CHARLOTTE - Before he ever stepped onto an NFL field, Chase Blackburn dreamed of being a football coach one day.
He could have never dreamed exactly how his vision would turn to reality.
"I went to school and was a secondary math education major so I could teach and coach," Blackburn said. "It just turned out that I was able to play football for 10 years before."
As a student-athlete at the University of Akron, Blackburn worked on and off the field to learn how to coach aspiring athletes hoping to play in college and beyond. His determination landed him above and beyond, first as an NFL player and now as a pro coach.
Blackburn is the Panthers' new special teams coordinator.
"I learned from so many coaches along the way," Blackburn said. "All of that over the years is invaluable. I can't thank all the people that had an impact on what I'm trying to do as a coach."
Blackburn's unexpected but impressive playing career in the NFL – from undrafted rookie to special teams standout for a decade - has helped him in multiple ways as a fledgling coach. It helped prepare him to coach. It helps him as a coach trying to relate to his players. And it certainly didn't hurt his efforts to get his foot in the door.
After eight years as a Giants linebacker, Blackburn played his final two seasons with the Panthers. Then, after one year away from the game, Blackburn got his first shot with the Panthers as a coaching intern. He assisted special teams coordinator Bruce DeHaven and assistant Thomas McGaughey in the offseason leading up to the 2016 season, then he suddenly found himself in a full-fledged role after training camp when worsening health for the late DeHaven moved McGaughey and Blackburn up.
During Blackburn's year away from football – the year the Panthers went to the Super Bowl – Carolina actually ranked third-to-last in sportswriter Rick Gosselin's long-referenced special teams rankings. In Blackburn's first year on staff they were 21st, and this past season they cracked the top 10.
"We've come a long way," Blackburn said. "Two years ago we jumped up a decent amount, and this year we jumped up to No. 10.
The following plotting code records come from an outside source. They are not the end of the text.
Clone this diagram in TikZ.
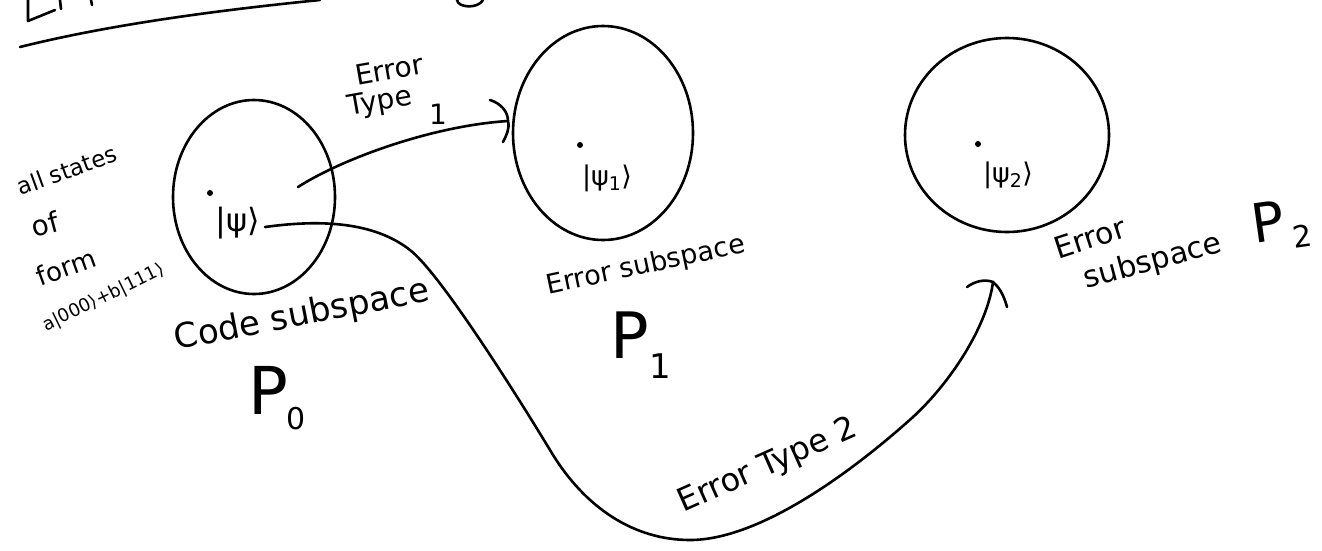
\documentclass[tikz,border=0pt]{standalone}
\usepackage{fontspec}
\setmainfont{DejaVu Sans}
\usetikzlibrary{shapes.geometric}
\begin{document}
\begin{tikzpicture}[x=1pt,y=-1pt,
  pen/.style={line width=2.6pt, line cap=round, line join=round},
  space/.style={ellipse, draw, line width=2.6pt, inner sep=0pt},
  pt/.style={circle, fill, inner sep=0pt, minimum size=6pt},
  lbl/.style={inner sep=0pt, font=\fontsize{#1}{#1}\selectfont},
  lbl/.default=30
]
\useasboundingbox[fill=white] (0,0) rectangle (1322,550);

% cut-off title fragments and underline
\draw[pen] (28,0) -- (28,21) -- (55,10);
\draw[pen] (60,0) -- (61,9);
\draw[pen] (91,0) -- (92,5);
\draw[pen] (457,0) .. controls (458,8) and (478,9) .. (483,0);
\draw[pen] (20,47) .. controls (100,27) and (200,12) .. (320,0);

% subspaces
\node[space, minimum width=162pt, minimum height=194pt] (c0) at (254,197) {};
\node[space, minimum width=180pt, minimum height=214pt] (c1) at (603,133) {};
\node[space, minimum width=204pt, minimum height=194pt] (c2) at (1007,135) {};

% states
\node[pt] (d0) at (210,193) {};
\node[pt] (d1) at (580,145) {};
\node[pt] (d2) at (978,144) {};
\node[lbl=32] (k0) at (238,223) {|ψ⟩};
\node[lbl=27] (k1) at (607,178) {|ψ\textsubscript{1}⟩};
\node[lbl=27] (k2) at (1008,175) {|ψ\textsubscript{2}⟩};

% left annotation
\node[lbl=23, rotate=20] (t1) at (67,170) {all states};
\node[lbl=28, rotate=15] (t2) at (45,224) {of};
\node[lbl=26, rotate=20] (t3) at (66,267) {form};
\node[lbl=18, rotate=26] (t4) at (104,298) {a|000⟩+b|111⟩};

% subspace labels
\node[lbl=34, rotate=11] (n0) at (302,316) {Code subspace};
\node[lbl=66] (p0) at (268,390) {P};
\node[lbl=30] (p0s) at (296,419) {0};
\node[lbl=27, rotate=12] (n1) at (646,266) {Error subspace};
\node[lbl=64] (p1) at (630,335) {P};
\node[lbl=34] (p1s) at (660,366) {1};
\node[lbl=30, rotate=18] (n2a) at (1090,238) {Error};
\node[lbl=30, rotate=15] (n2b) at (1153,262) {subspace};
\node[lbl=54, rotate=8] (p2) at (1268,222) {P};
\node[lbl=30, rotate=8] (p2s) at (1302,236) {2};

% error type 1
\node[lbl=28, rotate=10] (e1a) at (389,70) {Error};
\node[lbl=28, rotate=10] (e1b) at (380,103) {Type};
\node[lbl=28] (e1c) at (438,114) {1};
\coordinate (a1s) at (298,187);
\coordinate (a1e) at (508,121);
\draw[pen] (a1s) .. controls (340,160) and (430,126) .. (a1e);
\draw[pen] (490,100) .. controls (500,103) and (508,111) .. (a1e) .. controls (510,129) and (506,136) .. (503,142);

% error type 2
\node[lbl=32, rotate=24] (e2) at (768,466) {Error Type 2};
\coordinate (a2s) at (265,227);
\coordinate (a2e) at (993,282);
\draw[pen] (a2s) .. controls (330,218) and (378,225) .. (410,250)
  .. controls (442,275) and (524,407) .. (550,450)
  .. controls (585,509) and (635,540) .. (690,540)
  .. controls (760,540) and (853,471) .. (913,417)
  .. controls (950,383) and (987,327) .. (a2e);
\draw[pen] (967,287) .. controls (975,281) and (985,279) .. (a2e) .. controls (1000,288) and (1004,296) .. (1007,307);
\end{tikzpicture}
\end{document}
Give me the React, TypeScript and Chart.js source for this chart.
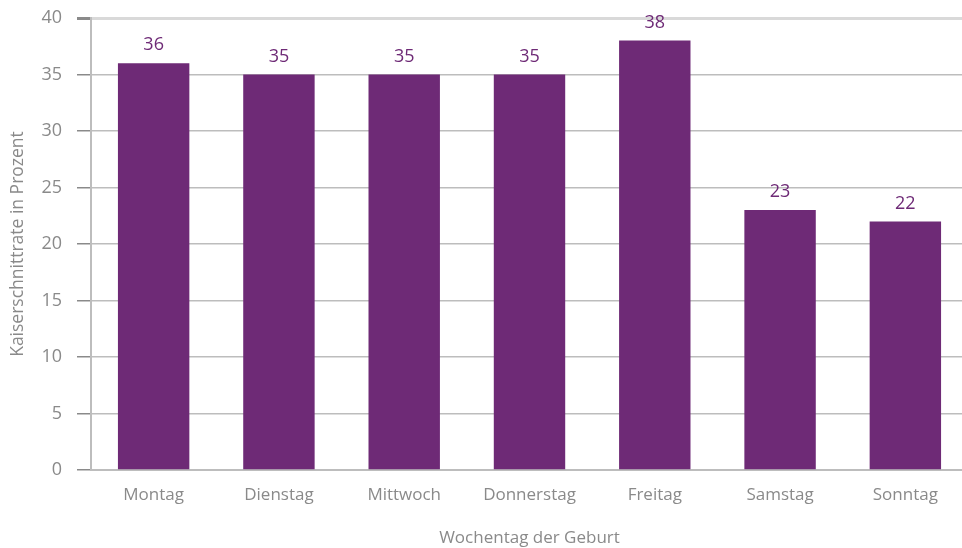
import React, { useEffect, useRef } from "react";
import { Chart, registerables } from "chart.js";

Chart.register(...registerables);

const categories = ["Montag", "Dienstag", "Mittwoch", "Donnerstag", "Freitag", "Samstag", "Sonntag"];
const values = [36, 35, 35, 35, 38, 23, 22];
const yTicks = [0, 5, 10, 15, 20, 25, 30, 35, 40];

const PURPLE = "#6E2A76";
const GREY_TEXT = "#8a8a8a";
const FONT = "'Open Sans', 'Noto Sans', sans-serif";

const labelPlugin = {
  id: "barLabels",
  afterDatasetsDraw(chart: any) {
    const ctx = chart.ctx;
    const meta = chart.getDatasetMeta(0);
    ctx.save();
    ctx.fillStyle = PURPLE;
    ctx.font = `18px ${FONT}`;
    ctx.textAlign = "center";
    ctx.textBaseline = "bottom";
    meta.data.forEach((bar: any, i: number) => {
      ctx.fillText(String(values[i]), bar.x, bar.y - 9);
    });
    ctx.restore();
  },
};

export default function App() {
  const ref = useRef<HTMLCanvasElement>(null);
  useEffect(() => {
    document.body.style.margin = "0";
    const chart = new Chart(ref.current!, {
      type: "bar",
      data: {
        labels: categories,
        datasets: [
          {
            data: values,
            backgroundColor: PURPLE,
            barPercentage: 0.57,
            categoryPercentage: 1,
          },
        ],
      },
      plugins: [labelPlugin],
      options: {
        animation: false,
        responsive: false,
        maintainAspectRatio: false,
        layout: { padding: { top: 18, right: 0, left: 0, bottom: 0 } },
        plugins: { legend: { display: false }, tooltip: { enabled: false } },
        scales: {
          x: {
            grid: { display: false },
            border: { display: true, color: "#bdbdbd", width: 2 },
            ticks: { color: GREY_TEXT, font: { family: FONT, size: 17 }, padding: 7 },
            title: {
              display: true,
              text: "Wochentag der Geburt",
              color: GREY_TEXT,
              font: { family: FONT, size: 17 },
              padding: { top: 14, bottom: 0 },
            },
            afterFit(scale: any) {
              scale.height = 78;
              scale.paddingLeft = 0;
              scale.paddingRight = 0;
            },
          },
          y: {
            min: 0,
            max: 40,
            afterBuildTicks(scale: any) {
              scale.ticks = yTicks.map((v) => ({ value: v }));
            },
            grid: {
              color: (c: any) => (c.tick && c.tick.value === 40 ? "#d9d9d9" : "#bdbdbd"),
              lineWidth: (c: any) => (c.tick && c.tick.value === 40 ? 3 : 1.5),
              tickLength: 14,
              tickColor: "#8a8a8a",
            },
            border: { display: true, color: "#bdbdbd", width: 2 },
            ticks: { color: GREY_TEXT, font: { family: FONT, size: 18 }, padding: 15 },
            title: {
              display: true,
              text: "Kaiserschnittrate in Prozent",
              color: GREY_TEXT,
              font: { family: FONT, size: 17.5 },
              padding: { top: 8, bottom: 0 },
            },
            afterFit(scale: any) {
              scale.width = 91;
              scale.paddingTop = 0;
              scale.paddingBottom = 0;
            },
          },
        },
      },
    });
    return () => chart.destroy();
  }, []);
  return (
    <div style={{ position: "absolute", left: 0, top: 0, width: 962, height: 548, overflow: "hidden" }}>
      <canvas ref={ref} width={968} height={548} style={{ display: "block" }} />
    </div>
  );
}
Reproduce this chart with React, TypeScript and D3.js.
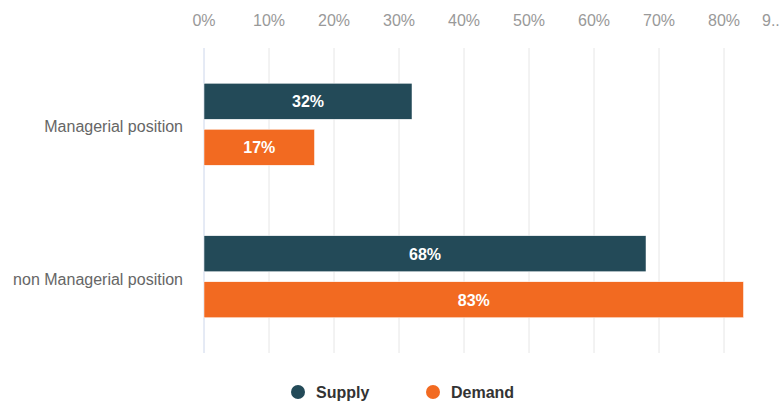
import React from "react";
import * as d3 from "d3";

const categories = ["Managerial position", "non Managerial position"];
const seriesNames = ["Supply", "Demand"];
const supplyValues = [32, 68];
const demandValues = [17, 83];
const tickValues = [0, 10, 20, 30, 40, 50, 60, 70, 80, 90];
const colors = ["#234a58", "#f26a21"];

const W = 782;
const H = 403;
const FONT = "'Liberation Sans', Arial, Helvetica, sans-serif";

export default function App() {
  const x = d3.scaleLinear().domain([0, 90]).range([204, 789]);
  const y = d3.scaleBand().domain(categories).range([48, 353]);
  const series = [supplyValues, demandValues];
  const barH = 36;
  const gap = 10;

  return (
    <svg width={W} height={H} style={{ position: "absolute", left: 0, top: 0, fontFamily: FONT }}>
      <rect width={W} height={H} fill="#fff" />
      {tickValues.map((t) => {
        const px = x(t);
        const overflow = px + 16 > W;
        return (
          <g key={t}>
            {t > 0 && px < W && (
              <line x1={px} x2={px} y1={48} y2={353} stroke="#e6e6e6" strokeWidth={1} />
            )}
            <text
              x={overflow ? px - 27 : px}
              y={26}
              textAnchor={overflow ? "start" : "middle"}
              fontSize={16}
              fill="#999"
            >
              {overflow ? String(t).charAt(0) + ".." : `${t}%`}
            </text>
          </g>
        );
      })}
      <line x1={x(0)} x2={x(0)} y1={48} y2={353} stroke="#ccd6eb" strokeWidth={1} />
      {categories.map((c, ci) => {
        const center = (y(c) as number) + y.bandwidth() / 2;
        return (
          <g key={c}>
            <text x={183} y={center + 8} textAnchor="end" fontSize={16} fill="#666">
              {c}
            </text>
            {series.map((vals, si) => {
              const top = center - barH - gap / 2 + si * (barH + gap);
              const v = vals[ci];
              return (
                <g key={si}>
                  <rect
                    x={x(0)}
                    y={top}
                    width={x(v) - x(0)}
                    height={barH}
                    fill={colors[si]}
                    stroke="#fff"
                    strokeWidth={0.5}
                  />
                  <text
                    x={(x(0) + x(v)) / 2}
                    y={top + barH / 2 + 6}
                    textAnchor="middle"
                    fontSize={16}
                    fontWeight="bold"
                    fill="#fff"
                  >
                    {`${v}%`}
                  </text>
                </g>
              );
            })}
          </g>
        );
      })}
      {seriesNames.map((s, i) => {
        const cx = [298, 433][i];
        return (
          <g key={s}>
            <circle cx={cx} cy={392} r={7} fill={colors[i]} />
            <text x={cx + 18} y={398} fontSize={16} fontWeight="bold" fill="#333">
              {s}
            </text>
          </g>
        );
      })}
    </svg>
  );
}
"That speaks to the approach I'm going to take: It's not broke. There will be some tweaking and tightening going on, but overall we're not trying to reinvent the wheel. What we have in place works, and now it's just about executing and continuing to have the right guys in the right places on the field."
Blackburn thanked McGaughey, reportedly set to become the Giants' special teams coordinator, for helping him get up to speed for the challenge ahead. But even though Blackburn's debut as a coach came on the big stage of the NFL, it was never too big for him.
"Honestly, it kind of came natural," Blackburn said. "I'd like to say there was some big eye-opening moment, but I feel like I was preparing for this my entire playing career.
"I feel confident in what I can do."
That confidence came in part from a playing career in which Blackburn often acted as a coach on the field. He was a meticulous note taker throughout, and he wasn't one to discard them at the end of a given season.
Just the opposite, in fact.
"It drives my wife a little crazy with an office full of books and notebooks and game plans. But I knew what I wanted to do, so I kept them," Blackburn said. "All of them. Everything I've ever done.
"When we'd move, she would be like, 'Are you really going to keep 37 notebooks?' I told, 'Yeah, I'll use them.' Obviously the game keeps evolving and changing, and some of that stuff is irrelevant, but a lot of it still has great value."
Also of great value? The fact that not long ago – and for a long time – Blackburn was in meeting rooms taking notes as a player. The 34-year-old isn't far removed from his playing days, having played alongside special teams staples like Colin Jones and Ben Jacobs, and that too should help him navigate the biggest assignment of his coaching career to date.
"Guys in the room know that I've done it, know that I've been a part of it and that I know what it takes to accomplish it. That gives me a little bit of credibility as soon as I enter the room," Blackburn said. "That's valuable, but so is knowing angles, knowing some tricks of the trade that I can teach guys beyond Football 101, 201 – little intricacies that guys can utilize once they have the big picture down."